### Exercise inputs
** Start **

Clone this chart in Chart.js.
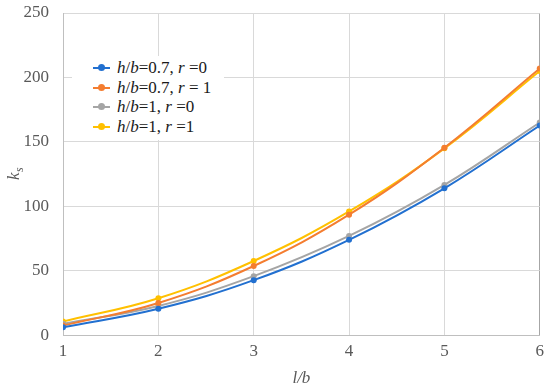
<!DOCTYPE html>
<html>
<head>
<meta charset="utf-8">
<script src="https://cdn.jsdelivr.net/npm/chart.js@4/dist/chart.umd.min.js"></script>
<style>
  html, body { margin: 0; padding: 0; background: #fff; }
  #wrap { position: relative; width: 550px; height: 389px; }
  #legend { position: absolute; left: 72px; top: 56px; width: 152px; height: 84px; background: #fff; color: #1a1a1a;
    font-family: 'Liberation Serif', 'Times New Roman', serif; font-size: 17px; }
  .row { position: absolute; left: 0; height: 20px; line-height: 20px; white-space: nowrap; }
  .mk { position: absolute; left: 21px; top: 9px; width: 17px; height: 2px; }
  .dot { position: absolute; left: 5px; top: -3px; width: 7px; height: 7px; border-radius: 50%; }
  .txt { position: absolute; left: 45px; top: 0; }
</style>
</head>
<body>
<div id="wrap">
  <canvas id="c" width="550" height="389"></canvas>
  <div id="legend"></div>
</div>
<script>
// значения
const xValues = [1, 2, 3, 4, 5, 6];
const seriesNames = ['h/b=0.7, r =0', 'h/b=0.7, r = 1', 'h/b=1, r =0', 'h/b=1, r =1'];
const blueVals = [6.2, 20.5, 42.7, 74, 114, 162.7];
const orangeVals = [7.5, 25, 53.7, 93.5, 145.5, 207];
const grayVals = [8.8, 22.7, 45.8, 77, 116.6, 165];
const yellowVals = [10.7, 28.7, 57.6, 96, 145, 205];
const yTicks = [0, 50, 100, 150, 200, 250];
const colors = ['#2270d0', '#f47d30', '#a5a5a5', '#ffc000'];

const allVals = [blueVals, orangeVals, grayVals, yellowVals];
const FONT = 'Liberation Serif, Times New Roman, serif';

// легенда: h, b, r курсивом
function fmt(s) {
    return s.replace(/[hbr]/g, m => '<i>' + m + '</i>');
}
document.getElementById('legend').innerHTML = seriesNames.map((n, i) => `
    <div class="row" style="top:${2 + i * 19.7}px">
      <div class="mk" style="background:${colors[i]}"><div class="dot" style="background:${colors[i]}"></div></div>
      <span class="txt">${fmt(n)}</span>
    </div>`).join('');

// подпись оси Y: k с индексом s
const yTitle = {
    id: 'yTitle',
    afterDraw(chart) {
        const c = chart.ctx;
        const mid = (chart.chartArea.top + chart.chartArea.bottom) / 2;
        c.save();
        c.translate(19, mid);
        c.rotate(-Math.PI / 2);
        c.fillStyle = '#595959';
        c.font = 'italic 17px ' + FONT;
        c.fillText('k', -6, 0);
        c.font = 'italic 12px ' + FONT;
        c.fillText('s', 2, 4);
        c.restore();
    }
};

function drawChart() {
    new Chart(document.getElementById('c'), {
        type: 'line',
        data: {
            datasets: allVals.map((vals, i) => ({
                label: seriesNames[i],
                data: xValues.map((x, j) => ({ x: x, y: vals[j] })),
                borderColor: colors[i],
                backgroundColor: colors[i],
                borderWidth: 2,
                pointRadius: 3,
                pointBorderWidth: 0,
                tension: 0.4,
                fill: false
            }))
        },
        options: {
            responsive: false,
            animation: false,
            layout: { padding: { top: 13, right: 10, left: 0, bottom: 0 } },
            plugins: { legend: { display: false }, tooltip: { enabled: false } },
            scales: {
                x: {
                    type: 'linear', min: 1, max: 6,
                    ticks: { stepSize: 1, padding: 6, color: '#595959', font: { family: FONT, size: 17 } },
                    grid: { color: c => c.tick && c.tick.value === 6 ? '#a6a6a6' : '#d9d9d9', drawTicks: false },
                    border: { color: '#bfbfbf' },
                    title: { display: true, text: 'l/b', color: '#595959', padding: { top: 1, bottom: 0 },
                        font: { family: FONT, size: 17, style: 'italic' } }
                },
                y: {
                    min: 0, max: 250,
                    afterBuildTicks: axis => { axis.ticks = yTicks.map(v => ({ value: v })); },
                    afterFit: axis => {
                        axis.width = 63;
                        // паддинг тиков не должен сдвигать область графика
                        axis.paddingTop = 0;
                        axis.paddingBottom = 0;
                    },
                    ticks: { padding: 14, color: '#595959', font: { family: FONT, size: 17 } },
                    grid: { color: '#d9d9d9', drawTicks: false },
                    border: { color: '#bfbfbf' }
                }
            }
        },
        plugins: [yTitle]
    });
}

if (document.fonts && document.fonts.load) {
    document.fonts.load('17px "Liberation Serif"').then(drawChart, drawChart);
} else {
    drawChart();
}
</script>
</body>
</html>
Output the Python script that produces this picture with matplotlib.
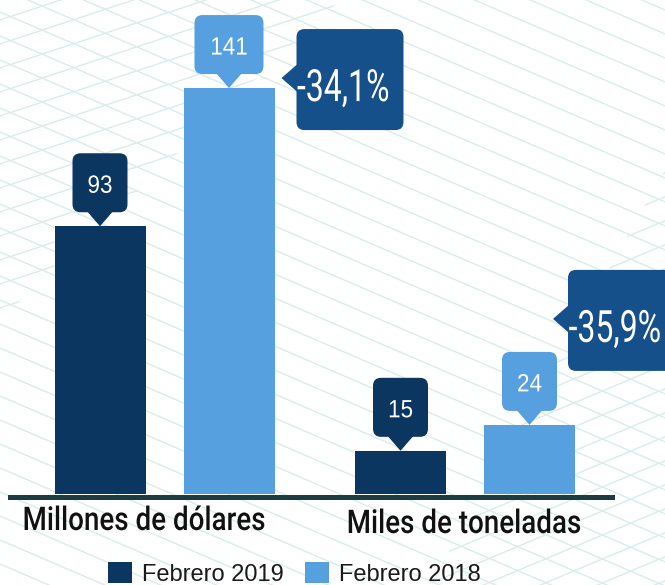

** End **

All entries must be written out again exactly as given, with no pictures in the copy.

Clone this chart in Chart.js.
<!DOCTYPE html>
<html>
<head>
<meta charset="utf-8">
<script src="https://cdn.jsdelivr.net/npm/chart.js@4/dist/chart.umd.min.js"></script>
<style>
  html, body { margin: 0; padding: 0; background: #fff; }
  #wrap { position: relative; width: 550px; height: 389px; }
  #legend { position: absolute; left: 72px; top: 56px; width: 152px; height: 84px; background: #fff; color: #1a1a1a;
    font-family: 'Liberation Serif', 'Times New Roman', serif; font-size: 17px; }
  .row { position: absolute; left: 0; height: 20px; line-height: 20px; white-space: nowrap; }
  .mk { position: absolute; left: 21px; top: 9px; width: 17px; height: 2px; }
  .dot { position: absolute; left: 5px; top: -3px; width: 7px; height: 7px; border-radius: 50%; }
  .txt { position: absolute; left: 45px; top: 0; }
</style>
</head>
<body>
<div id="wrap">
  <canvas id="c" width="550" height="389"></canvas>
  <div id="legend"></div>
</div>
<script>
// значения
const xValues = [1, 2, 3, 4, 5, 6];
const seriesNames = ['h/b=0.7, r =0', 'h/b=0.7, r = 1', 'h/b=1, r =0', 'h/b=1, r =1'];
const blueVals = [6.2, 20.5, 42.7, 74, 114, 162.7];
const orangeVals = [7.5, 25, 53.7, 93.5, 145.5, 207];
const grayVals = [8.8, 22.7, 45.8, 77, 116.6, 165];
const yellowVals = [10.7, 28.7, 57.6, 96, 145, 205];
const yTicks = [0, 50, 100, 150, 200, 250];
const colors = ['#2270d0', '#f47d30', '#a5a5a5', '#ffc000'];

const allVals = [blueVals, orangeVals, grayVals, yellowVals];
const FONT = 'Liberation Serif, Times New Roman, serif';

// легенда: h, b, r курсивом
function fmt(s) {
    return s.replace(/[hbr]/g, m => '<i>' + m + '</i>');
}
document.getElementById('legend').innerHTML = seriesNames.map((n, i) => `
    <div class="row" style="top:${2 + i * 19.7}px">
      <div class="mk" style="background:${colors[i]}"><div class="dot" style="background:${colors[i]}"></div></div>
      <span class="txt">${fmt(n)}</span>
    </div>`).join('');

// подпись оси Y: k с индексом s
const yTitle = {
    id: 'yTitle',
    afterDraw(chart) {
        const c = chart.ctx;
        const mid = (chart.chartArea.top + chart.chartArea.bottom) / 2;
        c.save();
        c.translate(19, mid);
        c.rotate(-Math.PI / 2);
        c.fillStyle = '#595959';
        c.font = 'italic 17px ' + FONT;
        c.fillText('k', -6, 0);
        c.font = 'italic 12px ' + FONT;
        c.fillText('s', 2, 4);
        c.restore();
    }
};

function drawChart() {
    new Chart(document.getElementById('c'), {
        type: 'line',
        data: {
            datasets: allVals.map((vals, i) => ({
                label: seriesNames[i],
                data: xValues.map((x, j) => ({ x: x, y: vals[j] })),
                borderColor: colors[i],
                backgroundColor: colors[i],
                borderWidth: 2,
                pointRadius: 3,
                pointBorderWidth: 0,
                tension: 0.4,
                fill: false
            }))
        },
        options: {
            responsive: false,
            animation: false,
            layout: { padding: { top: 13, right: 10, left: 0, bottom: 0 } },
            plugins: { legend: { display: false }, tooltip: { enabled: false } },
            scales: {
                x: {
                    type: 'linear', min: 1, max: 6,
                    ticks: { stepSize: 1, padding: 6, color: '#595959', font: { family: FONT, size: 17 } },
                    grid: { color: c => c.tick && c.tick.value === 6 ? '#a6a6a6' : '#d9d9d9', drawTicks: false },
                    border: { color: '#bfbfbf' },
                    title: { display: true, text: 'l/b', color: '#595959', padding: { top: 1, bottom: 0 },
                        font: { family: FONT, size: 17, style: 'italic' } }
                },
                y: {
                    min: 0, max: 250,
                    afterBuildTicks: axis => { axis.ticks = yTicks.map(v => ({ value: v })); },
                    afterFit: axis => {
                        axis.width = 63;
                        // паддинг тиков не должен сдвигать область графика
                        axis.paddingTop = 0;
                        axis.paddingBottom = 0;
                    },
                    ticks: { padding: 14, color: '#595959', font: { family: FONT, size: 17 } },
                    grid: { color: '#d9d9d9', drawTicks: false },
                    border: { color: '#bfbfbf' }
                }
            }
        },
        plugins: [yTitle]
    });
}

if (document.fonts && document.fonts.load) {
    document.fonts.load('17px "Liberation Serif"').then(drawChart, drawChart);
} else {
    drawChart();
}
</script>
</body>
</html>
Output the Python script that produces this picture with matplotlib.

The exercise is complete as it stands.